ZOHO Corp. shall have no indemnity obligation for claims of infringement
to the extent resulting or alleged to result from (i) any combination,
operation, or use of the Licensed software with any programs or
equipment not supplied by ZOHO Corp.; (ii) any modification of the
Licensed Software by a party other than ZOHO Corp.; and (iii) your
failure, within a reasonable time frame, to implement any replacement
or modification of Licensed Software provided by ZOHO Corp.
12. Termination:
This Agreement is effective until terminated by
either party. You may terminate this Agreement at any time by destroying
or returning to ZOHO Corp. all copies of the Licensed Software in
your possession. ZOHO Corp. may terminate this Agreement for any
reason, including but not limited to your breach of any of the terms
of this Agreement. Upon termination, you shall destroy or return
to ZOHO Corp. all copies of the Licensed Software and certify in
writing that all know copies have been destroyed. All provisions
relating to confidentiality, proprietary rights, non-disclosure,
and limitation of liability shall survive the termination of this
Agreement.
13. General:
This Agreement shall be construed, interpreted and
governed by the laws of the State of California exclusive of its
conflicts of law provisions. This Agreement constitutes the entire
agreement between the parties, and supersedes all prior communications,
understandings or agreements between the parties. Any waiver or
modification of this Agreement shall only be effective if it is
in writing and signed by both parties hereto. If any part of this
Agreement is found invalid or unenforceable, the remainder shall
be interpreted so as to reasonable effect the intention of the parties.
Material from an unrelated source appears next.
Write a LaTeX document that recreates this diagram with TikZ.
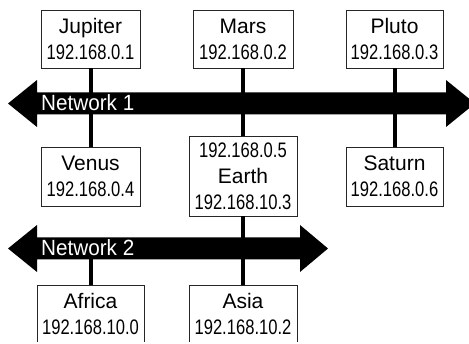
\documentclass[tikz,border=0pt]{standalone}
\usepackage{fontspec}
\setmainfont{Liberation Sans}
\newfontfamily\ipfont{Liberation Sans}[FakeStretch=0.79]
\newfontfamily\netfont{Liberation Sans}[FakeStretch=0.94]
\usepackage{tikz}
\newcommand{\hostfont}{\fontsize{21}{26}\selectfont}
\newcommand{\ip}[1]{{\ipfont #1}}

\begin{document}
\begin{tikzpicture}[x=1pt,y=-1pt,
  host/.style={draw=black!85,line width=0.8pt,inner sep=0pt,align=center,font=\hostfont},
  link/.style={line width=4pt},
  netname/.style={text=white,font=\netfont\fontsize{22}{26}\selectfont,anchor=base west,inner sep=0pt}]
\useasboundingbox (0,0) rectangle (469,344);
\clip (0,0) rectangle (469,342);
% hosts on network 1
\node[host,minimum width=99pt,minimum height=58pt] (jupiter) at (90.5,39) {Jupiter\\\ip{192.168.0.1}};
\node[host,minimum width=100pt,minimum height=58pt] (mars) at (243,39) {Mars\\\ip{192.168.0.2}};
\node[host,minimum width=97pt,minimum height=58pt] (pluto) at (394.5,39) {Pluto\\\ip{192.168.0.3}};
\node[host,minimum width=99pt,minimum height=59pt] (venus) at (90.5,176.5) {Venus\\\ip{192.168.0.4}};
\node[host,minimum width=108pt,minimum height=80pt] (earth) at (243,176) {\ip{192.168.0.5}\\Earth\\\ip{192.168.10.3}};
\node[host,minimum width=97pt,minimum height=59pt] (saturn) at (394.5,176.5) {Saturn\\\ip{192.168.0.6}};
% hosts on network 2
\node[host,minimum width=107pt,minimum height=58pt] (africa) at (90.5,314) {Africa\\\ip{192.168.10.0}};
\node[host,minimum width=108pt,minimum height=58pt] (asia) at (243,314) {Asia\\\ip{192.168.10.2}};
\coordinate (net1) at (240,103.5);
\coordinate (net2) at (170,248.5);
% links
\draw[link](jupiter)--(venus);
\draw[link](mars)--(earth);
\draw[link](pluto)--(saturn);
\draw[link](earth)--(asia);
\draw[link](africa.north)--(africa.north|-net2);
% network bars
\fill(8,103.5)--(37,80)--(37,92.5)--(446,92.5)--(446,80)--(475,103.5)
--(446,127)--(446,114.5)--(37,114.5)--(37,127)--cycle;
\fill(8,248.5)--(37,225)--(37,237.5)--(300,237.5)--(300,225)--(328,248.5)
--(300,272)--(300,259.5)--(37,259.5)--(37,272)--cycle;
\node[netname] (n1) at (41,111) {Network 1};
\node[netname] (n2) at (41,256) {Network 2};
\end{tikzpicture}
\end{document}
You shall not export the Licensed Software or your application containing
the Licensed Software except in compliance with United States export
regulations and applicable laws and regulations. Each party is and
shall remain an independent contractor. Nothing in this Agreement
shall be deemed to establish a partnership, joint venture or agency
relationship between the parties. Neither party may obligate or
bind the other party in any manner to a thirdparty.